#### [EXERCISE BRIEF]
Give every line back verbatim, dropping all images.

Collected data entries:
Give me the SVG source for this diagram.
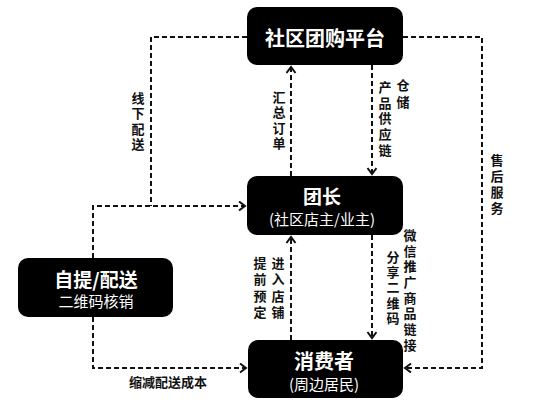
<svg xmlns="http://www.w3.org/2000/svg" width="542" height="404" viewBox="0 0 542 404">
<style>
.node{fill:#000}
.t1{font-family:"Noto Sans CJK SC","Liberation Sans",sans-serif;font-weight:bold;fill:#fff;text-anchor:middle}
.t2{font-family:"Noto Sans CJK SC","Liberation Sans",sans-serif;fill:#fff;text-anchor:middle;font-size:15px}
.lbl{font-family:"Noto Sans CJK SC","Liberation Sans",sans-serif;font-weight:bold;fill:#111;font-size:13px;text-anchor:middle}
.v{font-family:"Noto Sans CJK SC","Liberation Sans",sans-serif;font-weight:bold;fill:#111;font-size:13px;writing-mode:vertical-rl;text-anchor:start}
.c{fill:none;stroke:#111;stroke-width:2;stroke-dasharray:5 3}
</style>
<defs>
<marker id="arr" markerUnits="userSpaceOnUse" markerWidth="12" markerHeight="12" refX="7" refY="5" orient="auto">
<path d="M1,0.5 L7,5 L1,9.5" fill="none" stroke="#111" stroke-width="2"/>
</marker>
</defs>
<rect width="542" height="404" fill="#fff"/>
<g id="connectors">
<path class="c" d="M247,37 H151 V206"/>
<path class="c" d="M93,258 V206 H245" marker-end="url(#arr)"/>
<path class="c" d="M93,317 V368 H246" marker-end="url(#arr)"/>
<path class="c" d="M403,37 H482 V368 H405" marker-end="url(#arr)"/>
<path class="c" d="M291,176 V67" marker-end="url(#arr)"/>
<path class="c" d="M372,65 V174" marker-end="url(#arr)"/>
<path class="c" d="M372,235 V338" marker-end="url(#arr)"/>
<path class="c" d="M291,340 V237" marker-end="url(#arr)"/>
</g>
<g id="labels">
<text class="v" x="138" y="91.5" letter-spacing="2.3">线下配送</text>
<text class="v" x="279" y="90.5" letter-spacing="2.3">汇总订单</text>
<text class="v" x="403" y="78.5" letter-spacing="4">仓储</text>
<text class="v" x="385" y="80.5" letter-spacing="2.75">产品供应链</text>
<text class="v" x="497" y="153.5" letter-spacing="3">售后服务</text>
<text class="v" x="278" y="256.5" letter-spacing="3.3">进入店铺</text>
<text class="v" x="260" y="256.5" letter-spacing="3.3">提前预定</text>
<text class="v" x="393" y="250.5" letter-spacing="2.25">分享二维码</text>
<text class="v" x="410" y="228.5" letter-spacing="2.7">微信推广商品链接</text>
<text class="lbl" x="168" y="387">缩减配送成本</text>
</g>
<g id="platform">
<rect class="node" x="247" y="7" width="156" height="58" rx="10"/>
<text class="t1" x="325" y="46" font-size="20">社区团购平台</text>
</g>
<g id="leader">
<rect class="node" x="247" y="176" width="156" height="59" rx="10"/>
<text class="t1" x="322" y="204" font-size="19">团长</text>
<text class="t2" x="322" y="225">(社区店主/业主)</text>
</g>
<g id="pickup">
<rect class="node" x="18" y="258" width="155" height="59" rx="10"/>
<text class="t1" x="96" y="287" font-size="19">自提/配送</text>
<text class="t2" x="96" y="307">二维码核销</text>
</g>
<g id="consumer">
<rect class="node" x="248" y="340" width="155" height="58" rx="10"/>
<text class="t1" x="324" y="369" font-size="20">消费者</text>
<text class="t2" x="324" y="390">(周边居民)</text>
</g>
</svg>
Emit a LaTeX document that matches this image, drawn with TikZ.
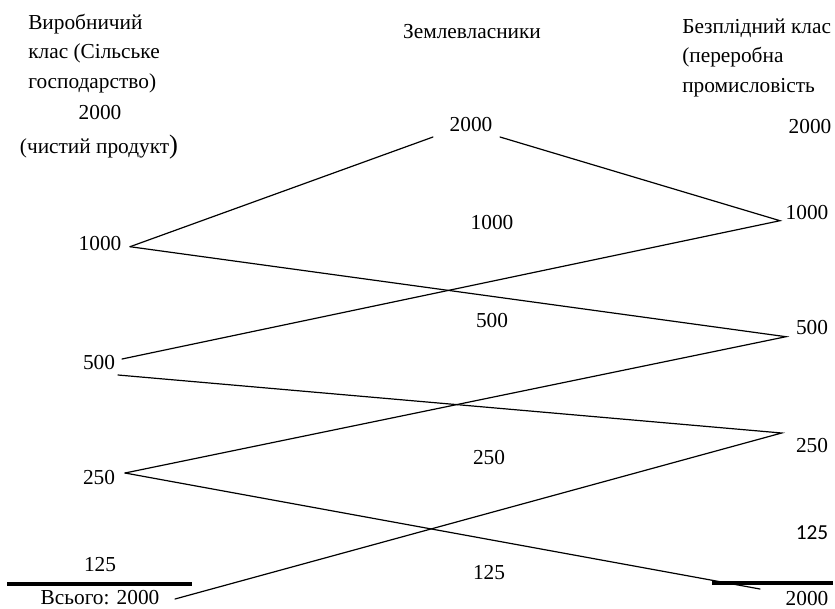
\documentclass[tikz,border=0pt]{standalone}
\usepackage{fontspec}
\setmainfont{Liberation Serif}
\newfontfamily\carlito{Carlito}
\usetikzlibrary{positioning}

\tikzset{
  lbl/.style={inner sep=0pt, font=\fontsize{16}{22.1}\selectfont},
  flow/.style={line width=0.9pt, line cap=round},
  total/.style={line width=2.4pt},
}

\begin{document}
\begin{tikzpicture}[x=0.75pt,y=-0.75pt]
	\useasboundingbox (0,0) rectangle (835,608);
	
	% column heads (base = last line)
	\node[lbl, anchor=base west, align=left] (hprod) at (28,88) {Виробничий\\клас (Сільське\\господарство)};
	\node[lbl] (hland) at (472,32) {Землевласники};
	\node[lbl, anchor=base west, align=left] (hster) at (682,92) {Безплідний клас\\(переробна\\промисловість};
	
	% producing class
	\node[lbl] (p2000) at (100,113) {2000};
	\node[lbl] (pnet) at (99,147) {(чистий продукт{\fontsize{20}{20}\selectfont )}};
	\node[lbl] (p1000) at (100,244) {1000};
	\node[lbl] (p500) at (99,362) {500};
	\node[lbl] (p250) at (99,477) {250};
	\node[lbl] (p125) at (100,565) {125};
	\node[lbl] (psum) at (100,598) {Всього: 2000};
	
	% landowners
	\node[lbl] (m2000) at (471,125) {2000};
	\node[lbl] (m1000) at (492,223) {1000};
	\node[lbl] (m500) at (492,321) {500};
	\node[lbl] (m250) at (489,457) {250};
	\node[lbl] (m125) at (489,573) {125};
	
	% sterile class
	\node[lbl] (s2000) at (810,127) {2000};
	\node[lbl] (s1000) at (807,213) {1000};
	\node[lbl] (s500) at (812,328) {500};
	\node[lbl] (s250) at (812,445) {250};
	\node[lbl, font=\carlito\fontsize{16}{18}\selectfont] (s125) at (812,533) {125};
	\node[lbl] (ssum) at (807,598) {2000};
	
	% line ends
	\coordinate (a1) at (130,246.7);
	\coordinate (a2) at (122,359);
	\coordinate (a3) at (118,375);
	\coordinate (a4) at (125,473);
	\coordinate (a5) at (175,599);
	\coordinate (b1) at (433,137);
	\coordinate (b2) at (500,137);
	\coordinate (c1) at (780,220.7);
	\coordinate (c2) at (786,336.7);
	\coordinate (c3) at (781.7,433);
	\coordinate (c4) at (760,589);
	
	\draw[flow] (a1) -- (b1);
	\draw[flow] (b2) -- (c1) -- (a2);
	\draw[flow] (a1) -- (c2) -- (a4);
	\draw[flow] (a3) -- (c3) -- (a5);
	\draw[flow] (a4) -- (c4);
	
	% totals
	\coordinate (r1) at (7,584);
	\coordinate (r2) at (192,584);
	\coordinate (r3) at (712,583);
	\coordinate (r4) at (833,583);
	\draw[total] (r1) -- (r2);
	\draw[total] (r3) -- (r4);
\end{tikzpicture}
\end{document}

#### [RIGHT ANSWER]
Give me the SVG source for this diagram.
<svg xmlns="http://www.w3.org/2000/svg" width="542" height="404" viewBox="0 0 542 404">
<style>
.node{fill:#000}
.t1{font-family:"Noto Sans CJK SC","Liberation Sans",sans-serif;font-weight:bold;fill:#fff;text-anchor:middle}
.t2{font-family:"Noto Sans CJK SC","Liberation Sans",sans-serif;fill:#fff;text-anchor:middle;font-size:15px}
.lbl{font-family:"Noto Sans CJK SC","Liberation Sans",sans-serif;font-weight:bold;fill:#111;font-size:13px;text-anchor:middle}
.v{font-family:"Noto Sans CJK SC","Liberation Sans",sans-serif;font-weight:bold;fill:#111;font-size:13px;writing-mode:vertical-rl;text-anchor:start}
.c{fill:none;stroke:#111;stroke-width:2;stroke-dasharray:5 3}
</style>
<defs>
<marker id="arr" markerUnits="userSpaceOnUse" markerWidth="12" markerHeight="12" refX="7" refY="5" orient="auto">
<path d="M1,0.5 L7,5 L1,9.5" fill="none" stroke="#111" stroke-width="2"/>
</marker>
</defs>
<rect width="542" height="404" fill="#fff"/>
<g id="connectors">
<path class="c" d="M247,37 H151 V206"/>
<path class="c" d="M93,258 V206 H245" marker-end="url(#arr)"/>
<path class="c" d="M93,317 V368 H246" marker-end="url(#arr)"/>
<path class="c" d="M403,37 H482 V368 H405" marker-end="url(#arr)"/>
<path class="c" d="M291,176 V67" marker-end="url(#arr)"/>
<path class="c" d="M372,65 V174" marker-end="url(#arr)"/>
<path class="c" d="M372,235 V338" marker-end="url(#arr)"/>
<path class="c" d="M291,340 V237" marker-end="url(#arr)"/>
</g>
<g id="labels">
<text class="v" x="138" y="91.5" letter-spacing="2.3">线下配送</text>
<text class="v" x="279" y="90.5" letter-spacing="2.3">汇总订单</text>
<text class="v" x="403" y="78.5" letter-spacing="4">仓储</text>
<text class="v" x="385" y="80.5" letter-spacing="2.75">产品供应链</text>
<text class="v" x="497" y="153.5" letter-spacing="3">售后服务</text>
<text class="v" x="278" y="256.5" letter-spacing="3.3">进入店铺</text>
<text class="v" x="260" y="256.5" letter-spacing="3.3">提前预定</text>
<text class="v" x="393" y="250.5" letter-spacing="2.25">分享二维码</text>
<text class="v" x="410" y="228.5" letter-spacing="2.7">微信推广商品链接</text>
<text class="lbl" x="168" y="387">缩减配送成本</text>
</g>
<g id="platform">
<rect class="node" x="247" y="7" width="156" height="58" rx="10"/>
<text class="t1" x="325" y="46" font-size="20">社区团购平台</text>
</g>
<g id="leader">
<rect class="node" x="247" y="176" width="156" height="59" rx="10"/>
<text class="t1" x="322" y="204" font-size="19">团长</text>
<text class="t2" x="322" y="225">(社区店主/业主)</text>
</g>
<g id="pickup">
<rect class="node" x="18" y="258" width="155" height="59" rx="10"/>
<text class="t1" x="96" y="287" font-size="19">自提/配送</text>
<text class="t2" x="96" y="307">二维码核销</text>
</g>
<g id="consumer">
<rect class="node" x="248" y="340" width="155" height="58" rx="10"/>
<text class="t1" x="324" y="369" font-size="20">消费者</text>
<text class="t2" x="324" y="390">(周边居民)</text>
</g>
</svg>
Emit a LaTeX document that matches this image, drawn with TikZ.
\documentclass[tikz,border=0pt]{standalone}
\usepackage{fontspec}
\setmainfont{Liberation Serif}
\newfontfamily\carlito{Carlito}
\usetikzlibrary{positioning}

\tikzset{
  lbl/.style={inner sep=0pt, font=\fontsize{16}{22.1}\selectfont},
  flow/.style={line width=0.9pt, line cap=round},
  total/.style={line width=2.4pt},
}

\begin{document}
\begin{tikzpicture}[x=0.75pt,y=-0.75pt]
	\useasboundingbox (0,0) rectangle (835,608);
	
	% column heads (base = last line)
	\node[lbl, anchor=base west, align=left] (hprod) at (28,88) {Виробничий\\клас (Сільське\\господарство)};
	\node[lbl] (hland) at (472,32) {Землевласники};
	\node[lbl, anchor=base west, align=left] (hster) at (682,92) {Безплідний клас\\(переробна\\промисловість};
	
	% producing class
	\node[lbl] (p2000) at (100,113) {2000};
	\node[lbl] (pnet) at (99,147) {(чистий продукт{\fontsize{20}{20}\selectfont )}};
	\node[lbl] (p1000) at (100,244) {1000};
	\node[lbl] (p500) at (99,362) {500};
	\node[lbl] (p250) at (99,477) {250};
	\node[lbl] (p125) at (100,565) {125};
	\node[lbl] (psum) at (100,598) {Всього: 2000};
	
	% landowners
	\node[lbl] (m2000) at (471,125) {2000};
	\node[lbl] (m1000) at (492,223) {1000};
	\node[lbl] (m500) at (492,321) {500};
	\node[lbl] (m250) at (489,457) {250};
	\node[lbl] (m125) at (489,573) {125};
	
	% sterile class
	\node[lbl] (s2000) at (810,127) {2000};
	\node[lbl] (s1000) at (807,213) {1000};
	\node[lbl] (s500) at (812,328) {500};
	\node[lbl] (s250) at (812,445) {250};
	\node[lbl, font=\carlito\fontsize{16}{18}\selectfont] (s125) at (812,533) {125};
	\node[lbl] (ssum) at (807,598) {2000};
	
	% line ends
	\coordinate (a1) at (130,246.7);
	\coordinate (a2) at (122,359);
	\coordinate (a3) at (118,375);
	\coordinate (a4) at (125,473);
	\coordinate (a5) at (175,599);
	\coordinate (b1) at (433,137);
	\coordinate (b2) at (500,137);
	\coordinate (c1) at (780,220.7);
	\coordinate (c2) at (786,336.7);
	\coordinate (c3) at (781.7,433);
	\coordinate (c4) at (760,589);
	
	\draw[flow] (a1) -- (b1);
	\draw[flow] (b2) -- (c1) -- (a2);
	\draw[flow] (a1) -- (c2) -- (a4);
	\draw[flow] (a3) -- (c3) -- (a5);
	\draw[flow] (a4) -- (c4);
	
	% totals
	\coordinate (r1) at (7,584);
	\coordinate (r2) at (192,584);
	\coordinate (r3) at (712,583);
	\coordinate (r4) at (833,583);
	\draw[total] (r1) -- (r2);
	\draw[total] (r3) -- (r4);
\end{tikzpicture}
\end{document}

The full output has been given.